The case involved the sale of a majority stake in a real estate company with Swiss real property by a seller resident in Germany. The double tax treaty between Switzerland and Germany does not include a so-called «land-rich company clause», akin to Article 13, Paragraph 4 of the OECD Model Convention. According to the Zurich tax authorities, the right to levy the real estate capital gains tax lies with the state where the property is located, regardless of whether the tax treaty contains such a clause.
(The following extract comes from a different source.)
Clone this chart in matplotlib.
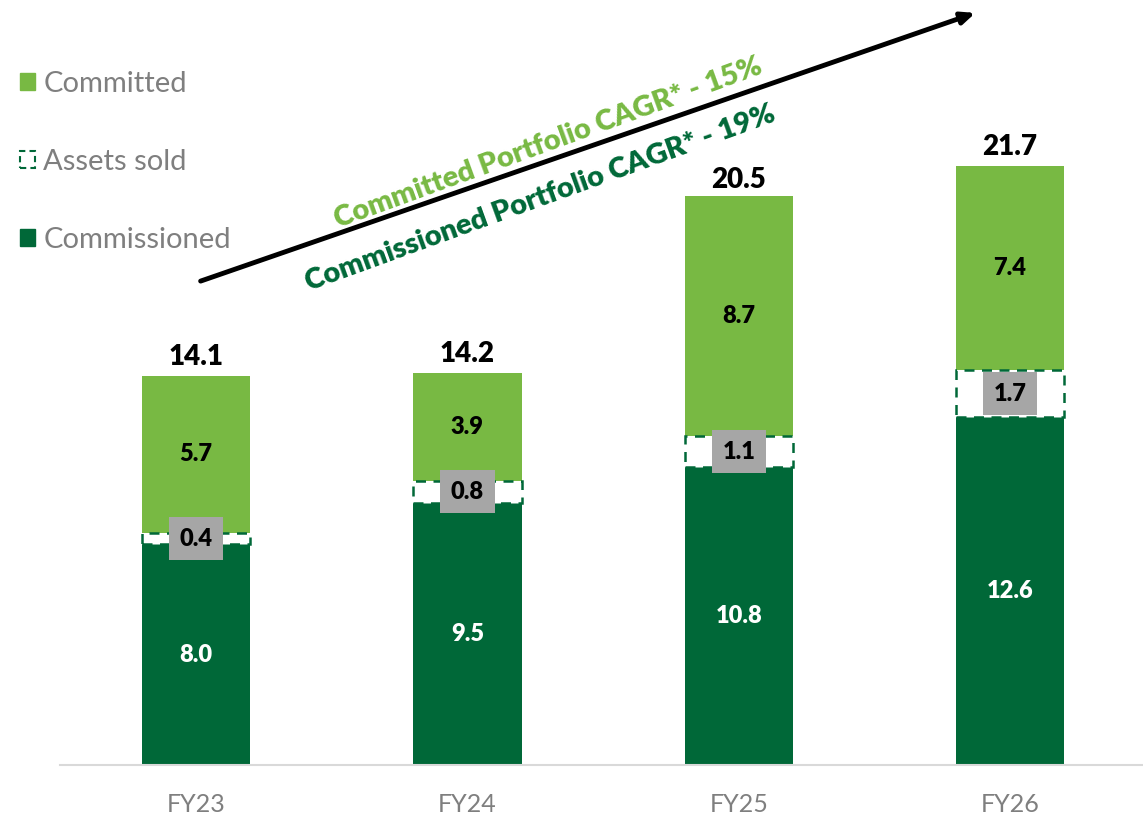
import matplotlib.pyplot as plt
from matplotlib.patches import Patch
import numpy as np

plt.rcParams['font.family'] = ['Lato', 'DejaVu Sans']

# portfolio (GW) per year
years = ["FY23", "FY24", "FY25", "FY26"]
commissioned = [8.0, 9.5, 10.8, 12.6]
assets_sold = [0.4, 0.8, 1.1, 1.7]
committed = [5.7, 3.9, 8.7, 7.4]
totals = [14.1, 14.2, 20.5, 21.7]

light = "#78B943"
dark = "#006838"
grey_txt = "#7F7F7F"

fig = plt.figure(figsize=(11.43, 8.17), dpi=100)
ax = fig.add_axes([60/1143, 52/817, 1083/1143, 765/817])

x = np.arange(len(years))
w = 0.4
com = np.array(commissioned)
sold = np.array(assets_sold)
cmt = np.array(committed)

ax.bar(x, com, w, color=dark, zorder=2)
ax.bar(x, sold, w, bottom=com, color="white", edgecolor=dark,
       linestyle=(0, (4, 3)), linewidth=1.8, zorder=3)
ax.bar(x, cmt, w, bottom=com + sold, color=light, zorder=2)

for i in range(len(years)):
    ax.text(x[i], com[i] / 2, f"{commissioned[i]:.1f}", ha="center", va="center",
            color="white", fontsize=17, fontweight="heavy", zorder=4)
    ax.text(x[i], com[i] + sold[i] / 2, f"{assets_sold[i]:.1f}", ha="center", va="center",
            color="black", fontsize=17, fontweight="heavy", zorder=5,
            bbox=dict(boxstyle="square,pad=0.45", fc="#A6A6A6", ec="none"))
    ax.text(x[i], com[i] + sold[i] + cmt[i] / 2, f"{committed[i]:.1f}", ha="center",
            va="center", color="black", fontsize=17, fontweight="heavy", zorder=4)
    ax.text(x[i], totals[i] + 0.2, f"{totals[i]:.1f}", ha="center", va="bottom",
            color="black", fontsize=20, fontweight="heavy", zorder=4)

ax.set_xlim(-0.502, 3.49)
ax.set_ylim(0, 27.7)
ax.set_xticks(x)
ax.set_xticklabels(years, fontsize=18, color=grey_txt)
ax.tick_params(axis="x", length=0, pad=20)
ax.set_yticks([])
for s in ["top", "right", "left"]:
    ax.spines[s].set_visible(False)
ax.spines["bottom"].set_color("#D9D9D9")
ax.spines["bottom"].set_linewidth(1.5)

# growth arrow with CAGR notes
ax.annotate("", xy=(978/1143, 1 - 12/817), xytext=(198/1143, 1 - 282/817),
            xycoords="figure fraction", textcoords="figure fraction",
            arrowprops=dict(arrowstyle="-|>,head_length=0.8,head_width=0.35",
                            color="black", lw=3.5))
fig.text(548/1143, 1 - 143/817, "Committed Portfolio CAGR* - 15%", color=light,
         fontsize=21, fontweight="heavy", rotation=20, ha="center", va="center")
fig.text(540/1143, 1 - 198/817, "Commissioned Portfolio CAGR* - 19%", color=dark,
         fontsize=21, fontweight="heavy", rotation=20, ha="center", va="center")

# legend
handles = [Patch(facecolor=light, edgecolor=light),
           Patch(facecolor="white", edgecolor=dark, linestyle=(0, (3, 2)), linewidth=1.5),
           Patch(facecolor=dark, edgecolor=dark)]
labels = ["Committed", "Assets sold", "Commissioned"]
leg = fig.legend(handles, labels, loc="upper left", bbox_to_anchor=(20/1143, 1 - 71/817),
                 frameon=False, fontsize=21, labelspacing=1.78, handlelength=0.5,
                 handleheight=0.5, handletextpad=0.3, borderpad=0, borderaxespad=0)
for t in leg.get_texts():
    t.set_color(grey_txt)

fig.savefig("out.png", dpi=100)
The court ruled otherwise and held that in the absence of a land-rich company clause, the right to tax such capital gains belongs to the seller’s country of residence – in this case, Germany.
Notes for the practice
The ruling confirms the long-standing practice of the Swiss tax authorities regarding the sale of real estate companies and is in line with prevailing legal doctrine. It also minimizes the risk of an actual double taxation for the concerned parties. The decision is important, as many international real estate structures have been set up in view of such a tax treatment, e.g. with holding companies in Germany, Luxembourg and Denmark.
The decision was appealed to the Federal Supreme Court which is desirable in terms of legal certainty.